With Indians poised to compose close to one-third of the global working age population within the next couple of decades, the country’s burgeoning higher education sector is under scrutiny. To make the most of its economic potential, India requires a skilled and educated workforce. But currently, despite the dramatic expansion of Indian higher education institutions over the past decade, questions as to the quality of education in the country remain.

A KPMG report, Indian Higher Education—The Defining Years, cites the following as problems afflicting the Indian HE sector:

  • Lack of qualified faculty
  • Ineffective accreditation system
  • Low employability of graduates

According to Times Higher Education, India has not one university in the global top 50 despite having the third-largest HE system in the world. Meanwhile, the OECD’s Secretariat’s Programme for International Student Assessment (PISA) recently ranked India 72 out of 73 countries (based on 500,000 15-year-old students taking the test).
Suffice it to say that India has a long way to go before it can offer not only capacity, but also sufficient quality, to its university-aged students. This suggests that:

  • Demand for study abroad among Indian students will remain strong as they search for HE institutions that can give them the accreditation and education they require
  • There are opportunities for institutions and organisations wishing to partner with Indian HE institutions in terms of joint programmes or capacity/quality-building initiatives

It bears noting that while the global assessments and rankings of Indian universities and student ability paint Indian education in a grim light, the reality is not so simple.

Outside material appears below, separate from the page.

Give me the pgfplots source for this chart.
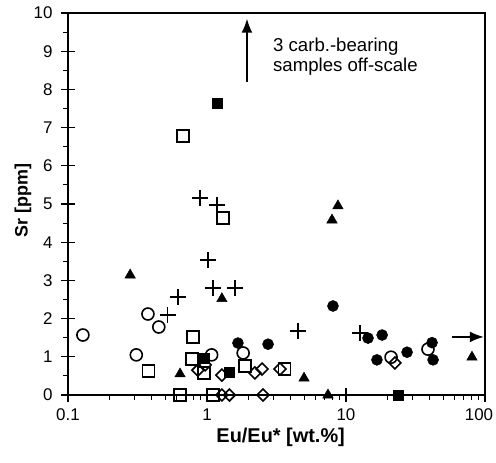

Usree Bhattacharya, an Indian-born PhD candidate in an American university argues in The Times of India that “the Indian context is so complex, so multi-dimensional, that trying to understand its depth merely through a numbered tale is not just silly, but detrimental to our ability to work on fixing what’s wrong.”

There are of course excellent Indian institutions offering quality education right now; the challenge for the country’s, and the world’s, educators is to bring still more of the education system to a higher standard for this pivotal world market.